Here, however, the angels speak of the “good news” of Isaiah 61:1 – talking about the coming of the kingdom of God, and the Savior and Lord who is the Messiah, who will bring God’s peace to the world.

The message of the angel to the Shepherds was that the Messiah is born and that they will know this is true through a sign – a baby in a feeding trough (or manger); a strange sight.

Now we have a very idealistic view of shepherds today, in part because of this story. But it was a very humble profession. They were a part of the lower class. And they were often seen as suspicious characters.
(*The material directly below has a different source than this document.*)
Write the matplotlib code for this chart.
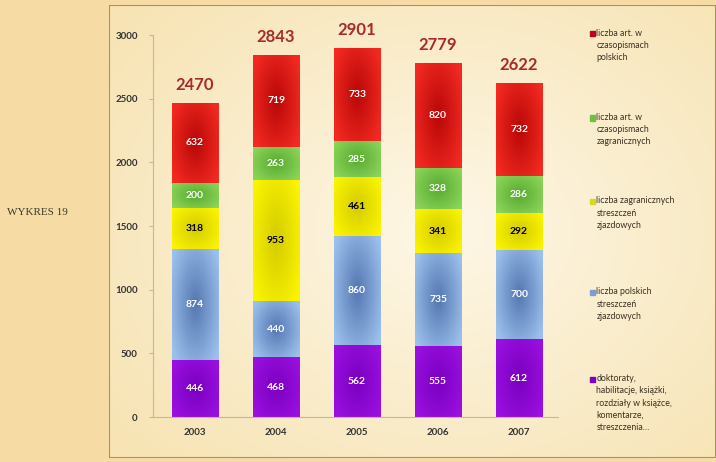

But as we see here, God shares this good news with the lowly – not the leaders in Jerusalem. As Mary said earlier in Luke 1:52, “God has brought down the mighty from their thrones and exalted those of humble estate.”

Remember also that David, the ancestor of the Messiah, was a shepherd.

  • Psalm 78:70-71 says, “He chose David his servant and took him from the sheepfolds; from following the nursing ewes he brought him to shepherd Jacob his people, Israel his inheritance.”
  • Micah 5:4 speaks of the Messiah, and says, “he shall stand and shepherd his flock in the strength of the Lord.”

So here we have a gathering of shepherds around the Shepherd, the descendant of David.

Now let’s look at –

The shepherds’ response to Jesus’ birth

1. They sought Jesus out. In vs. 15-16 the shepherds said, “Let us go over to Bethlehem and see this thing that has happened, which the Lord has made known to us.”

And they went with haste and found Mary and Joseph, and the baby lying in a manger. They went to see what was going on; to see the baby Jesus

We also need to seek out Jesus this advent. In the midst of the consumerism (buying, buying, buying), Santa stories, family and cultural traditions and busyness, we need to seek Jesus out and focus on him and honor him and be in awe of him.

Make sure you seek Jesus out and thank him for coming to be with us and for the blessings he has given us.

After they saw Jesus and the sign (that confirmed it was all as the angels said)

2. They proclaimed the good news. 17-19 – “And when they saw it, they made known the saying that had been told them concerning this child. And all who heard it wondered at what the shepherds told them. But Mary treasured up all these things, pondering them in her heart.”

 And all who heard it wondered. Even Mary was amazed by what they said.

What they said is what the angels had told them, v. 10 – “good news of a great joy that will be for all the people.” And v. 11, “For unto you is born this day in the city of David a Savior, who is Christ the Lord.”

We should also tell others the good news of Jesus as we sing hymns and worship in church, and as we are in family settings and as other opportunities arise. Having been in the presence of Jesus ourselves, we should share the amazing news that the Messiah is born, who is the Savior of the world.

Finally,

3. They glorified God. v. 20 – “And the shepherds returned, glorifying and praising God for all they had heard and seen, as it had been told them.”

 They had quite an experience seeing angels, a sign from God and seeing Jesus in person. And this led them to glorify God.

We should respond to Jesus’ birth by glorifying God as well. Thanking God that Jesus has come and has brought us peace. Just as the angels had said before to the shepherds in v. 14, “Glory to God in the highest, and on earth peace among those with whom he is pleased!”